#### What the exercise asks:
No images are to be carried over; print all other material exactly as it stands.
** BEGIN Provided data **
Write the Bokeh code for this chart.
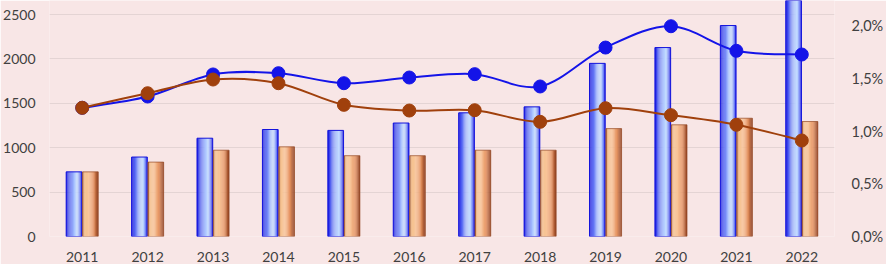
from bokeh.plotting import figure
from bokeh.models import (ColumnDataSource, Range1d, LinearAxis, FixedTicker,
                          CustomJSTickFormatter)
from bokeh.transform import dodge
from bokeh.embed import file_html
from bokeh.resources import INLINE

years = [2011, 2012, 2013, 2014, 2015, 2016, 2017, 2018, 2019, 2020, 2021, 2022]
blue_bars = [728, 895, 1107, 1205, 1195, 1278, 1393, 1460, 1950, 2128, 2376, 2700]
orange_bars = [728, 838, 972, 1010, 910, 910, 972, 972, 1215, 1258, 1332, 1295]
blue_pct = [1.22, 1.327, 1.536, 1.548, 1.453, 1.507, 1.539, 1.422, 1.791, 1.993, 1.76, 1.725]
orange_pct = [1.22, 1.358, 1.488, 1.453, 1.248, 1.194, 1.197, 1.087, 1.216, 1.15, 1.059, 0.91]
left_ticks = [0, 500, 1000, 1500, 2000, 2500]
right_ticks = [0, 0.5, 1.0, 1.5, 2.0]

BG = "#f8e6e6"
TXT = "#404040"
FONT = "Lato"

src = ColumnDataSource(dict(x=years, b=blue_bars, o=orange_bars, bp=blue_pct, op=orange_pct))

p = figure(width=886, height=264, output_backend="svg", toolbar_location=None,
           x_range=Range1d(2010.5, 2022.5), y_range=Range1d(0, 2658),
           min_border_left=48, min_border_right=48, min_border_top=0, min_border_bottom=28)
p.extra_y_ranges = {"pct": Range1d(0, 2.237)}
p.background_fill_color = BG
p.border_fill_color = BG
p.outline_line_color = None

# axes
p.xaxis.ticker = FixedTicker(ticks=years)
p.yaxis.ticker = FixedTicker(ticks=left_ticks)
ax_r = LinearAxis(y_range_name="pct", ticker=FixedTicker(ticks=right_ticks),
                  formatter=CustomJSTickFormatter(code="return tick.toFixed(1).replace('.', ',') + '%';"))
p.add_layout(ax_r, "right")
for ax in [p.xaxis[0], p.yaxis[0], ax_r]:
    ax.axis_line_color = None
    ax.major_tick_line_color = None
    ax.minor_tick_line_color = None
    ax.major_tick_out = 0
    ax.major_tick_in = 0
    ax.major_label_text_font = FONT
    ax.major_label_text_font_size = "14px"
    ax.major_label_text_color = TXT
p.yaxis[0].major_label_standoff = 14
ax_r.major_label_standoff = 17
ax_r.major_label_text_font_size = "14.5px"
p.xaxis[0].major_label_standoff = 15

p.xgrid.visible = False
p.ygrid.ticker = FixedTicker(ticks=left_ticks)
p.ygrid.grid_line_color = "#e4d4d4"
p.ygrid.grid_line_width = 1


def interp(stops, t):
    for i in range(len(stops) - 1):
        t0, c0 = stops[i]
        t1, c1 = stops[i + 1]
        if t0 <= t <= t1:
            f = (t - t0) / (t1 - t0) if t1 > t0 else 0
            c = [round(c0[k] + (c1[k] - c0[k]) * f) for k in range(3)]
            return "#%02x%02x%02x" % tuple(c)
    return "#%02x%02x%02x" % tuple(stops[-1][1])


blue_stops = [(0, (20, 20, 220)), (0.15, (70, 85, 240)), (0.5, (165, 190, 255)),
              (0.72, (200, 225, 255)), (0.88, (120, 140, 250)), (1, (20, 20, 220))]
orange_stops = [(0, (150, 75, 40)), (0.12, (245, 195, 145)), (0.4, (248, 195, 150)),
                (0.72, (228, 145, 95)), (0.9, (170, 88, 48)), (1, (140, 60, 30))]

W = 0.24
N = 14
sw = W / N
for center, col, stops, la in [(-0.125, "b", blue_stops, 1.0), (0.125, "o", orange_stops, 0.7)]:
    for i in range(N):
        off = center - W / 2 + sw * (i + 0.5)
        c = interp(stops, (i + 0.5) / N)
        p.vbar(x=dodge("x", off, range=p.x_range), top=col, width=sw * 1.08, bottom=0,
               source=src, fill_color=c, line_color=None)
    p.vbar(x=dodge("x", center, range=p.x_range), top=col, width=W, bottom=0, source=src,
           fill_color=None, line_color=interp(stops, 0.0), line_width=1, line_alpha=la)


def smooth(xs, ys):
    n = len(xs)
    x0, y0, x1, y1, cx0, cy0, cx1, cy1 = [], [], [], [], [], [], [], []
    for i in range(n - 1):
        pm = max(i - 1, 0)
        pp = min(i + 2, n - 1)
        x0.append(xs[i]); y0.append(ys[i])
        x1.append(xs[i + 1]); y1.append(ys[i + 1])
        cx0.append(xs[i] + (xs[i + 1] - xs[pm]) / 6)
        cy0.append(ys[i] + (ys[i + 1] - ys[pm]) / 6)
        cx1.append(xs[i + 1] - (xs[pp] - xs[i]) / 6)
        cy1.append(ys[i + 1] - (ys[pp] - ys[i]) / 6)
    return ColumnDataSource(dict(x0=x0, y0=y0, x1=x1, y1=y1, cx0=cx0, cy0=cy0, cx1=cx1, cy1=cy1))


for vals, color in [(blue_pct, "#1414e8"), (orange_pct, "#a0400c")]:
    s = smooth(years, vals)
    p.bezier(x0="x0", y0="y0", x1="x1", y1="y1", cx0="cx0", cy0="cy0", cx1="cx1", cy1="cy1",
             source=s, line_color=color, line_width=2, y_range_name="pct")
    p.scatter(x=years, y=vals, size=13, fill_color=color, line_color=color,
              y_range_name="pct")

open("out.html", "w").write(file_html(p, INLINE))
** END Provided data **
#### Output below:
Write the Bokeh code for this chart.
from bokeh.plotting import figure
from bokeh.models import (ColumnDataSource, Range1d, LinearAxis, FixedTicker,
                          CustomJSTickFormatter)
from bokeh.transform import dodge
from bokeh.embed import file_html
from bokeh.resources import INLINE

years = [2011, 2012, 2013, 2014, 2015, 2016, 2017, 2018, 2019, 2020, 2021, 2022]
blue_bars = [728, 895, 1107, 1205, 1195, 1278, 1393, 1460, 1950, 2128, 2376, 2700]
orange_bars = [728, 838, 972, 1010, 910, 910, 972, 972, 1215, 1258, 1332, 1295]
blue_pct = [1.22, 1.327, 1.536, 1.548, 1.453, 1.507, 1.539, 1.422, 1.791, 1.993, 1.76, 1.725]
orange_pct = [1.22, 1.358, 1.488, 1.453, 1.248, 1.194, 1.197, 1.087, 1.216, 1.15, 1.059, 0.91]
left_ticks = [0, 500, 1000, 1500, 2000, 2500]
right_ticks = [0, 0.5, 1.0, 1.5, 2.0]

BG = "#f8e6e6"
TXT = "#404040"
FONT = "Lato"

src = ColumnDataSource(dict(x=years, b=blue_bars, o=orange_bars, bp=blue_pct, op=orange_pct))

p = figure(width=886, height=264, output_backend="svg", toolbar_location=None,
           x_range=Range1d(2010.5, 2022.5), y_range=Range1d(0, 2658),
           min_border_left=48, min_border_right=48, min_border_top=0, min_border_bottom=28)
p.extra_y_ranges = {"pct": Range1d(0, 2.237)}
p.background_fill_color = BG
p.border_fill_color = BG
p.outline_line_color = None

# axes
p.xaxis.ticker = FixedTicker(ticks=years)
p.yaxis.ticker = FixedTicker(ticks=left_ticks)
ax_r = LinearAxis(y_range_name="pct", ticker=FixedTicker(ticks=right_ticks),
                  formatter=CustomJSTickFormatter(code="return tick.toFixed(1).replace('.', ',') + '%';"))
p.add_layout(ax_r, "right")
for ax in [p.xaxis[0], p.yaxis[0], ax_r]:
    ax.axis_line_color = None
    ax.major_tick_line_color = None
    ax.minor_tick_line_color = None
    ax.major_tick_out = 0
    ax.major_tick_in = 0
    ax.major_label_text_font = FONT
    ax.major_label_text_font_size = "14px"
    ax.major_label_text_color = TXT
p.yaxis[0].major_label_standoff = 14
ax_r.major_label_standoff = 17
ax_r.major_label_text_font_size = "14.5px"
p.xaxis[0].major_label_standoff = 15

p.xgrid.visible = False
p.ygrid.ticker = FixedTicker(ticks=left_ticks)
p.ygrid.grid_line_color = "#e4d4d4"
p.ygrid.grid_line_width = 1


def interp(stops, t):
    for i in range(len(stops) - 1):
        t0, c0 = stops[i]
        t1, c1 = stops[i + 1]
        if t0 <= t <= t1:
            f = (t - t0) / (t1 - t0) if t1 > t0 else 0
            c = [round(c0[k] + (c1[k] - c0[k]) * f) for k in range(3)]
            return "#%02x%02x%02x" % tuple(c)
    return "#%02x%02x%02x" % tuple(stops[-1][1])


blue_stops = [(0, (20, 20, 220)), (0.15, (70, 85, 240)), (0.5, (165, 190, 255)),
              (0.72, (200, 225, 255)), (0.88, (120, 140, 250)), (1, (20, 20, 220))]
orange_stops = [(0, (150, 75, 40)), (0.12, (245, 195, 145)), (0.4, (248, 195, 150)),
                (0.72, (228, 145, 95)), (0.9, (170, 88, 48)), (1, (140, 60, 30))]

W = 0.24
N = 14
sw = W / N
for center, col, stops, la in [(-0.125, "b", blue_stops, 1.0), (0.125, "o", orange_stops, 0.7)]:
    for i in range(N):
        off = center - W / 2 + sw * (i + 0.5)
        c = interp(stops, (i + 0.5) / N)
        p.vbar(x=dodge("x", off, range=p.x_range), top=col, width=sw * 1.08, bottom=0,
               source=src, fill_color=c, line_color=None)
    p.vbar(x=dodge("x", center, range=p.x_range), top=col, width=W, bottom=0, source=src,
           fill_color=None, line_color=interp(stops, 0.0), line_width=1, line_alpha=la)


def smooth(xs, ys):
    n = len(xs)
    x0, y0, x1, y1, cx0, cy0, cx1, cy1 = [], [], [], [], [], [], [], []
    for i in range(n - 1):
        pm = max(i - 1, 0)
        pp = min(i + 2, n - 1)
        x0.append(xs[i]); y0.append(ys[i])
        x1.append(xs[i + 1]); y1.append(ys[i + 1])
        cx0.append(xs[i] + (xs[i + 1] - xs[pm]) / 6)
        cy0.append(ys[i] + (ys[i + 1] - ys[pm]) / 6)
        cx1.append(xs[i + 1] - (xs[pp] - xs[i]) / 6)
        cy1.append(ys[i + 1] - (ys[pp] - ys[i]) / 6)
    return ColumnDataSource(dict(x0=x0, y0=y0, x1=x1, y1=y1, cx0=cx0, cy0=cy0, cx1=cx1, cy1=cy1))


for vals, color in [(blue_pct, "#1414e8"), (orange_pct, "#a0400c")]:
    s = smooth(years, vals)
    p.bezier(x0="x0", y0="y0", x1="x1", y1="y1", cx0="cx0", cy0="cy0", cx1="cx1", cy1="cy1",
             source=s, line_color=color, line_width=2, y_range_name="pct")
    p.scatter(x=years, y=vals, size=13, fill_color=color, line_color=color,
              y_range_name="pct")

open("out.html", "w").write(file_html(p, INLINE))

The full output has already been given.